> [TASK BRIEF]: Nothing outside the range from the line with "What D3.js code" to the line with "const fmt = v" belongs in the copy, and no pictures do either; repeat that range exactly.
** start DATASET ROWS **
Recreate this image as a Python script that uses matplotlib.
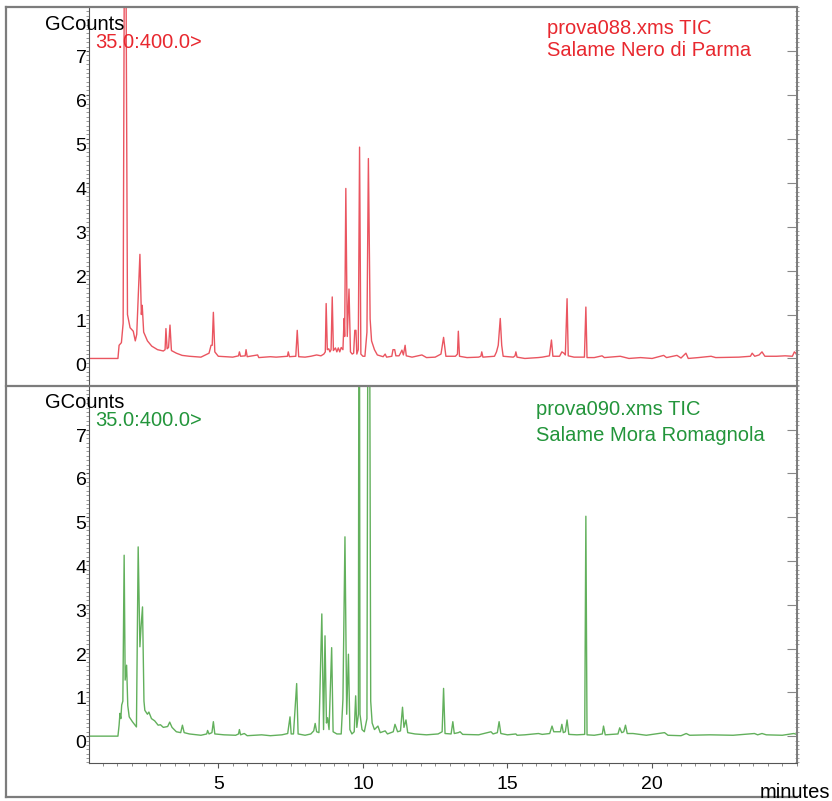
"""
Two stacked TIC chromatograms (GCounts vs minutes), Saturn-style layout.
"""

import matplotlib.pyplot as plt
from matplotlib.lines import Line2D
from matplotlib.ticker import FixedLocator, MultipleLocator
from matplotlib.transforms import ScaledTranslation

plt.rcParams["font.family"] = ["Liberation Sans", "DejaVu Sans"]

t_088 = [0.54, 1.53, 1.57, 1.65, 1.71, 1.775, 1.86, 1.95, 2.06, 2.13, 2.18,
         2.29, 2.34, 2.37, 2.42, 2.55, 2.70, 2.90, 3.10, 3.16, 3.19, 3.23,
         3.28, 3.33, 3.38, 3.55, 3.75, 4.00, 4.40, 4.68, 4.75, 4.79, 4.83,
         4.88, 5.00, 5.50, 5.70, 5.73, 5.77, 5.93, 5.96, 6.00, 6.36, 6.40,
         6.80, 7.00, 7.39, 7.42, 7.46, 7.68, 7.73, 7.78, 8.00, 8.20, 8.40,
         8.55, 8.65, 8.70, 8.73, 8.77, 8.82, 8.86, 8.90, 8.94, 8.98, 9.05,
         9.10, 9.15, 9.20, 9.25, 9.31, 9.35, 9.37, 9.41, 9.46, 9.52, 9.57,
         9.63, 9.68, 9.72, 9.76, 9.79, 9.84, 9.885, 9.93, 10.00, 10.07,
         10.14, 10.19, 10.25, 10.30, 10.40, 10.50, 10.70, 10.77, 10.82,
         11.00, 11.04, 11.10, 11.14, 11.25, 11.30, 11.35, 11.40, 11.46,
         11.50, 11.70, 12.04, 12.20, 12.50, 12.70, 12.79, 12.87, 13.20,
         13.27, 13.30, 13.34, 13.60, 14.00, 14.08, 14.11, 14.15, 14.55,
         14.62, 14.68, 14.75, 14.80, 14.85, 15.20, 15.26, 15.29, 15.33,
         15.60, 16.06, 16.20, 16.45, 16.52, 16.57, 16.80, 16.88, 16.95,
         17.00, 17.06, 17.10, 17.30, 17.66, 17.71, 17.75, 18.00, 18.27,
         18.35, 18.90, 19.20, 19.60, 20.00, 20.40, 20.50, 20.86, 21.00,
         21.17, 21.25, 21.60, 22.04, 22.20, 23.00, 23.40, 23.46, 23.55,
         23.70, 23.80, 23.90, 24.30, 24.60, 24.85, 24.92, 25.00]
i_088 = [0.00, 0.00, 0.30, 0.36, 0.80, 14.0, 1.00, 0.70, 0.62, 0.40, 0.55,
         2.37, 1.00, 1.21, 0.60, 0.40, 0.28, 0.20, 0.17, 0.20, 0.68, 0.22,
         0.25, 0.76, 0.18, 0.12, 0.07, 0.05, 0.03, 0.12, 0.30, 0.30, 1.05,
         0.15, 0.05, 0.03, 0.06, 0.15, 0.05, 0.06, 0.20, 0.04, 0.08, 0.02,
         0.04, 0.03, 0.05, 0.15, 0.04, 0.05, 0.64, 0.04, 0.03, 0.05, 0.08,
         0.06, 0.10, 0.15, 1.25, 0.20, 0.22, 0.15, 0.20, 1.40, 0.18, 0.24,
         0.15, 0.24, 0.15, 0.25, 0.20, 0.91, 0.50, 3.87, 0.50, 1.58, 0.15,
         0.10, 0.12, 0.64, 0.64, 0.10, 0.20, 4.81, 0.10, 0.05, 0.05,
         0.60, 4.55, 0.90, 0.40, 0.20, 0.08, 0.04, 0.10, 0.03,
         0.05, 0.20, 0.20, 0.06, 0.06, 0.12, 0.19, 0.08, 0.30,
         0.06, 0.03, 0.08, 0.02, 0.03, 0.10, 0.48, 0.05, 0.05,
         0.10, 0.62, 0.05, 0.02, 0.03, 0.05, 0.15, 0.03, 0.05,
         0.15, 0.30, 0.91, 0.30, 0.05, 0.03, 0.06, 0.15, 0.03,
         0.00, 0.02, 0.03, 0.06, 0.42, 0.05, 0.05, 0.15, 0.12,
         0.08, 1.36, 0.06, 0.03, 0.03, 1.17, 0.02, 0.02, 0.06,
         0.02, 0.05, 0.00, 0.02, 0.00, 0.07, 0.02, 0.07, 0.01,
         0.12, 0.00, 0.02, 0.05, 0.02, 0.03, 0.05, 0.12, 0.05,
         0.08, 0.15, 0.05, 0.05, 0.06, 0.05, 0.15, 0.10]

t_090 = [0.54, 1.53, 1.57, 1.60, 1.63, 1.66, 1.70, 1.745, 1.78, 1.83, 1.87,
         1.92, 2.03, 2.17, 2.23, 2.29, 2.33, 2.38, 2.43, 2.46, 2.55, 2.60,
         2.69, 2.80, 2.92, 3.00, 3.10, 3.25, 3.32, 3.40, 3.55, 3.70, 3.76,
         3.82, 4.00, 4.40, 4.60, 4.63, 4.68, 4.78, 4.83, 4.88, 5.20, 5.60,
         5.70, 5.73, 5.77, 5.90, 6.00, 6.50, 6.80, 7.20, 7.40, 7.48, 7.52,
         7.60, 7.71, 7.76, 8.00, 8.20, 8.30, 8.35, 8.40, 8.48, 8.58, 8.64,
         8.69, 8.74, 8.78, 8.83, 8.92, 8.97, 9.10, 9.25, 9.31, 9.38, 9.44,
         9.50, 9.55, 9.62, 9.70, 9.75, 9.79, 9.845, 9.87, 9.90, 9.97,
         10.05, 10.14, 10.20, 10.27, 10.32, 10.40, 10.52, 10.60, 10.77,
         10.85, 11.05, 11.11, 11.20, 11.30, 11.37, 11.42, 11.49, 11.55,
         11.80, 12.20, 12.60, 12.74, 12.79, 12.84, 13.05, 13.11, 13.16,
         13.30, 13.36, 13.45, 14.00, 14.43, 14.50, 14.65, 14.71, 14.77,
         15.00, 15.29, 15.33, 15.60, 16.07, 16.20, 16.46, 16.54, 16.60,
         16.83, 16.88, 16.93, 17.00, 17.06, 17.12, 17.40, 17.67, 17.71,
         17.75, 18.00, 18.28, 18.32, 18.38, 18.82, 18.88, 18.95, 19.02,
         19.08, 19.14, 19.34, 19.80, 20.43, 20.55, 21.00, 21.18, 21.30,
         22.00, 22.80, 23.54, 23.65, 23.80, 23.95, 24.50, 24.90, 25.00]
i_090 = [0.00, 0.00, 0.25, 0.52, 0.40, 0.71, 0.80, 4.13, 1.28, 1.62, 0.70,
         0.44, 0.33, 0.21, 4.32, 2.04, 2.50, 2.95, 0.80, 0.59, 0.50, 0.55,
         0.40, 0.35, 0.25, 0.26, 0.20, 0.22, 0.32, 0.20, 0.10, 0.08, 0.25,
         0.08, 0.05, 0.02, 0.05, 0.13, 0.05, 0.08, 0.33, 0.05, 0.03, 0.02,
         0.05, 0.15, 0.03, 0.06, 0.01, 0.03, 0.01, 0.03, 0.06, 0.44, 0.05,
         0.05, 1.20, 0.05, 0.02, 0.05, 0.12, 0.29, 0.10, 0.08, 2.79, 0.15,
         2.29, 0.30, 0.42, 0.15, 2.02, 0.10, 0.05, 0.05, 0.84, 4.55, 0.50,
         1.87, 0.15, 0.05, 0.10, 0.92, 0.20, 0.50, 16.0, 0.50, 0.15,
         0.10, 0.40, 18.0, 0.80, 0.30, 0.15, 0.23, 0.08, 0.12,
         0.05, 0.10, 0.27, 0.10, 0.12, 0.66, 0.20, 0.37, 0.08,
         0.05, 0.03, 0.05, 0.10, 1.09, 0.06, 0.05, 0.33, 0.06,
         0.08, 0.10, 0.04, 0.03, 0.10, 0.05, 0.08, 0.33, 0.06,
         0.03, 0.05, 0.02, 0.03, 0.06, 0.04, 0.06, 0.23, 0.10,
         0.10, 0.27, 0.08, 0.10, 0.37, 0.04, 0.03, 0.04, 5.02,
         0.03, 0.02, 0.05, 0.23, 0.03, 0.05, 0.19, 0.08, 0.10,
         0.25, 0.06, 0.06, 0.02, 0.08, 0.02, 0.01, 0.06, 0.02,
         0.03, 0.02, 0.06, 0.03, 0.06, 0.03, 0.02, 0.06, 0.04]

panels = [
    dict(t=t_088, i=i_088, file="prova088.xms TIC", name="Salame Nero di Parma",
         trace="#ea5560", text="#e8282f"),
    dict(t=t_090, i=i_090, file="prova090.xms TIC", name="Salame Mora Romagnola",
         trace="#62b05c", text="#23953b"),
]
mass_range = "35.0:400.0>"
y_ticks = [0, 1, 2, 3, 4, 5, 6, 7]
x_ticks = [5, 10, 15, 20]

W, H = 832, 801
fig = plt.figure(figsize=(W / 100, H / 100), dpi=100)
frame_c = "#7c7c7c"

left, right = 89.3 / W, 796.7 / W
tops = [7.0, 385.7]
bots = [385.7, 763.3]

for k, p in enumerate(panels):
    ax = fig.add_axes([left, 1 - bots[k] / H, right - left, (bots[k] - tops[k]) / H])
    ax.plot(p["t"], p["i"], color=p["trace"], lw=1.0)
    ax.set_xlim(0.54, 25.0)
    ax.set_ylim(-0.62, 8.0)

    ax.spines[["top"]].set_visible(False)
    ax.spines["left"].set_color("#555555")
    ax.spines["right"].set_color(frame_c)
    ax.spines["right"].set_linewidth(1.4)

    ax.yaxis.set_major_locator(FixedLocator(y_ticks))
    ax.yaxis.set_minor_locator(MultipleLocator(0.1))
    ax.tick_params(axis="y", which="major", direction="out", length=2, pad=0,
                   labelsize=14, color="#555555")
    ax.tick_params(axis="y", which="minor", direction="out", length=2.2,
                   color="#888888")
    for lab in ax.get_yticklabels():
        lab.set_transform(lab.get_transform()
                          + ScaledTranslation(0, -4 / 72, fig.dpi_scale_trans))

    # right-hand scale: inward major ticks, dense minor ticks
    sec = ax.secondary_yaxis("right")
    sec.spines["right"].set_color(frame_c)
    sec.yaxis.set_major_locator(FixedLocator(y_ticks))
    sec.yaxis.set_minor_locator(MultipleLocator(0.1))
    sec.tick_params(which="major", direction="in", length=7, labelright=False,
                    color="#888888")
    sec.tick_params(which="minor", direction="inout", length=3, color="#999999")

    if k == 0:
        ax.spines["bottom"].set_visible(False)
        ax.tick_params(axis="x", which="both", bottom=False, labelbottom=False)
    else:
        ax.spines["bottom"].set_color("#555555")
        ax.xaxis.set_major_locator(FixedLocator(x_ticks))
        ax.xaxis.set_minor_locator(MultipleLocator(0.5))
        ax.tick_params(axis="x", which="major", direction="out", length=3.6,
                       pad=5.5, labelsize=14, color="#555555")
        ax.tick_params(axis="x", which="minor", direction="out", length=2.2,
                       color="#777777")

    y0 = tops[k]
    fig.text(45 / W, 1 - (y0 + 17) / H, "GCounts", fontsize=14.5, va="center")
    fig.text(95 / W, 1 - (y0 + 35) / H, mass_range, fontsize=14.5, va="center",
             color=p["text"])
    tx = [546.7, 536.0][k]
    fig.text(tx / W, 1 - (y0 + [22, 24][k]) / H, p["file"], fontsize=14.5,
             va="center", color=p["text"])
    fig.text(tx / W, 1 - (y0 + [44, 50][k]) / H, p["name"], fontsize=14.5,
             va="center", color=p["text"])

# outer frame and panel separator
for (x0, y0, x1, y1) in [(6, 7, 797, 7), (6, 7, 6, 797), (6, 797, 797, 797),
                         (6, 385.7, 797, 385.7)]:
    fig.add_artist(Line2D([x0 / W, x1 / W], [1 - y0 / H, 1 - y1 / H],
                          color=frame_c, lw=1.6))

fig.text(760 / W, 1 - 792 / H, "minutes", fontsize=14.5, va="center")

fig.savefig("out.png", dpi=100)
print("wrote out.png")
** end DATASET ROWS **
** start DATASET ROWS **
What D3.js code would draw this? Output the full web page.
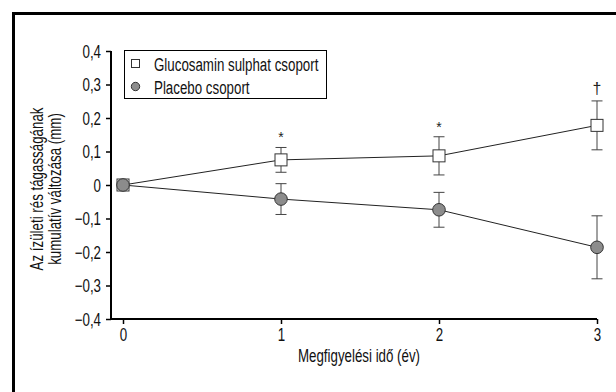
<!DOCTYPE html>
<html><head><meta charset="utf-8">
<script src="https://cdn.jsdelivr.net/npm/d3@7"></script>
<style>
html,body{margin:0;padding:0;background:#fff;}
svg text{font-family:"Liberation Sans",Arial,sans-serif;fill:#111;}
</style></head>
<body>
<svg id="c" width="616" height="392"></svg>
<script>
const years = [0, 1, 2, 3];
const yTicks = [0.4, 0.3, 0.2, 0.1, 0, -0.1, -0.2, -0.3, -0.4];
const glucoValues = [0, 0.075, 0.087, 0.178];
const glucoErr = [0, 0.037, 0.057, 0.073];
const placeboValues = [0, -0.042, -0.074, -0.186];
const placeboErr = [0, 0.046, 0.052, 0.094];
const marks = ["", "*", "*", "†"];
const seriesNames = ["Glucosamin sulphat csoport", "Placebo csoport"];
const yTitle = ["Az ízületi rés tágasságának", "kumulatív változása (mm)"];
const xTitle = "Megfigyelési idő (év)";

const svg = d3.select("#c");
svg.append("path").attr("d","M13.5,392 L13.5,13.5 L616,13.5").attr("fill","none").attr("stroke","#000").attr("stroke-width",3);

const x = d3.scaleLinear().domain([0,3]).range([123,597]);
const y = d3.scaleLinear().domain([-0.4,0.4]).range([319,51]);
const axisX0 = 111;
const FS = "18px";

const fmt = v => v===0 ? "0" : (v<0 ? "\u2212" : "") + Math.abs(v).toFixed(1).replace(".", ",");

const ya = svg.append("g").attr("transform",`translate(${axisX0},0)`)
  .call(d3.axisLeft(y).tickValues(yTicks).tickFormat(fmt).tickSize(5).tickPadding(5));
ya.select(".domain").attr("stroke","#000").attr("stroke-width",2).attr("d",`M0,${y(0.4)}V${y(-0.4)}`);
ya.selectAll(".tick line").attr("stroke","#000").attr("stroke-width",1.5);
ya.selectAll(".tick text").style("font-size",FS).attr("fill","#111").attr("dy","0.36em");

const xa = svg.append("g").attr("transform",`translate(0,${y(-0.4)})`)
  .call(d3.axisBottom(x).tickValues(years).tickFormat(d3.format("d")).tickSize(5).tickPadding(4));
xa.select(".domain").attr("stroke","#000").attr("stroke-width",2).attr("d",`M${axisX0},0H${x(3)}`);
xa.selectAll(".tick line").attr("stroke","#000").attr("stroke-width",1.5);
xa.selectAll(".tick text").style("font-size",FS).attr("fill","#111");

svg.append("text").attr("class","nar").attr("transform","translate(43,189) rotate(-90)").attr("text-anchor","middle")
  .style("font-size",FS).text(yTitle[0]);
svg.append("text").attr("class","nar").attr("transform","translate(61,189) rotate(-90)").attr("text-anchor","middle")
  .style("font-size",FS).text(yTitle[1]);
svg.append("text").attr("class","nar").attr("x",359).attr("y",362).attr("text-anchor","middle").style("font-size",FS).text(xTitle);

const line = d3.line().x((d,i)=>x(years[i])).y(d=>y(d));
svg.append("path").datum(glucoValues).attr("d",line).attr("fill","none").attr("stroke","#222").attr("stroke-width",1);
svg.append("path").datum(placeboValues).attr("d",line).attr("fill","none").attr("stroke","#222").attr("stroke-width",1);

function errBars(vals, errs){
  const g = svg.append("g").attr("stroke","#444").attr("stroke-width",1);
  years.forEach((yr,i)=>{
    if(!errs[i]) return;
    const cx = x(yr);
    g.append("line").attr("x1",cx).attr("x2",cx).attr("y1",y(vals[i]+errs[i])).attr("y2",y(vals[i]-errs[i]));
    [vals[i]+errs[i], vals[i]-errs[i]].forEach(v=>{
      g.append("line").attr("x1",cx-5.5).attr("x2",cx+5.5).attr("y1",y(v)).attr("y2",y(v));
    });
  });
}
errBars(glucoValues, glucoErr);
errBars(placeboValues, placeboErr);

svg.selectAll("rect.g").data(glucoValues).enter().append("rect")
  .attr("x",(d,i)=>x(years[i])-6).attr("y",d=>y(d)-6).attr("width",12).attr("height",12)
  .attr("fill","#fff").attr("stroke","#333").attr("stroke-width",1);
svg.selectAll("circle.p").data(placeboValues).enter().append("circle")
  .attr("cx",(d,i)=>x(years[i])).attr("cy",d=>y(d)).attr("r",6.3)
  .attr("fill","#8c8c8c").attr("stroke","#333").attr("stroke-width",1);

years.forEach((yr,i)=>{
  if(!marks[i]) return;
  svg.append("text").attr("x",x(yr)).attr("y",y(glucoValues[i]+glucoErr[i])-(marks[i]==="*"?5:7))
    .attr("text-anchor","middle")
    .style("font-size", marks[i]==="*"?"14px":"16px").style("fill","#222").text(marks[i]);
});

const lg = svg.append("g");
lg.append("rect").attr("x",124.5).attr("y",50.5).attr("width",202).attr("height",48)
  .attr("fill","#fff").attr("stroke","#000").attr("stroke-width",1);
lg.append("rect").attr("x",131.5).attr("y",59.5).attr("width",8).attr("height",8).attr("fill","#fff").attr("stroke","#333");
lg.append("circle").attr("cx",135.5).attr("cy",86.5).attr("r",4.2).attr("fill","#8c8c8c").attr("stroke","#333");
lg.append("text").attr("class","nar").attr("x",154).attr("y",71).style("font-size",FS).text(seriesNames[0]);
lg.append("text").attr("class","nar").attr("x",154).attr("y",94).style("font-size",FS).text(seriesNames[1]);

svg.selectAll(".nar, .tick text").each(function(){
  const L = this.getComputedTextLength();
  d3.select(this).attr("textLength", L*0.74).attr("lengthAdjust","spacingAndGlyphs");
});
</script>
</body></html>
** end DATASET ROWS **
> [FINISHED ANSWER]:
What D3.js code would draw this? Output the full web page.
<!DOCTYPE html>
<html><head><meta charset="utf-8">
<script src="https://cdn.jsdelivr.net/npm/d3@7"></script>
<style>
html,body{margin:0;padding:0;background:#fff;}
svg text{font-family:"Liberation Sans",Arial,sans-serif;fill:#111;}
</style></head>
<body>
<svg id="c" width="616" height="392"></svg>
<script>
const years = [0, 1, 2, 3];
const yTicks = [0.4, 0.3, 0.2, 0.1, 0, -0.1, -0.2, -0.3, -0.4];
const glucoValues = [0, 0.075, 0.087, 0.178];
const glucoErr = [0, 0.037, 0.057, 0.073];
const placeboValues = [0, -0.042, -0.074, -0.186];
const placeboErr = [0, 0.046, 0.052, 0.094];
const marks = ["", "*", "*", "†"];
const seriesNames = ["Glucosamin sulphat csoport", "Placebo csoport"];
const yTitle = ["Az ízületi rés tágasságának", "kumulatív változása (mm)"];
const xTitle = "Megfigyelési idő (év)";

const svg = d3.select("#c");
svg.append("path").attr("d","M13.5,392 L13.5,13.5 L616,13.5").attr("fill","none").attr("stroke","#000").attr("stroke-width",3);

const x = d3.scaleLinear().domain([0,3]).range([123,597]);
const y = d3.scaleLinear().domain([-0.4,0.4]).range([319,51]);
const axisX0 = 111;
const FS = "18px";

const fmt = v => v===0 ? "0" : (v<0 ? "\u2212" : "") + Math.abs(v).toFixed(1).replace(".", ",");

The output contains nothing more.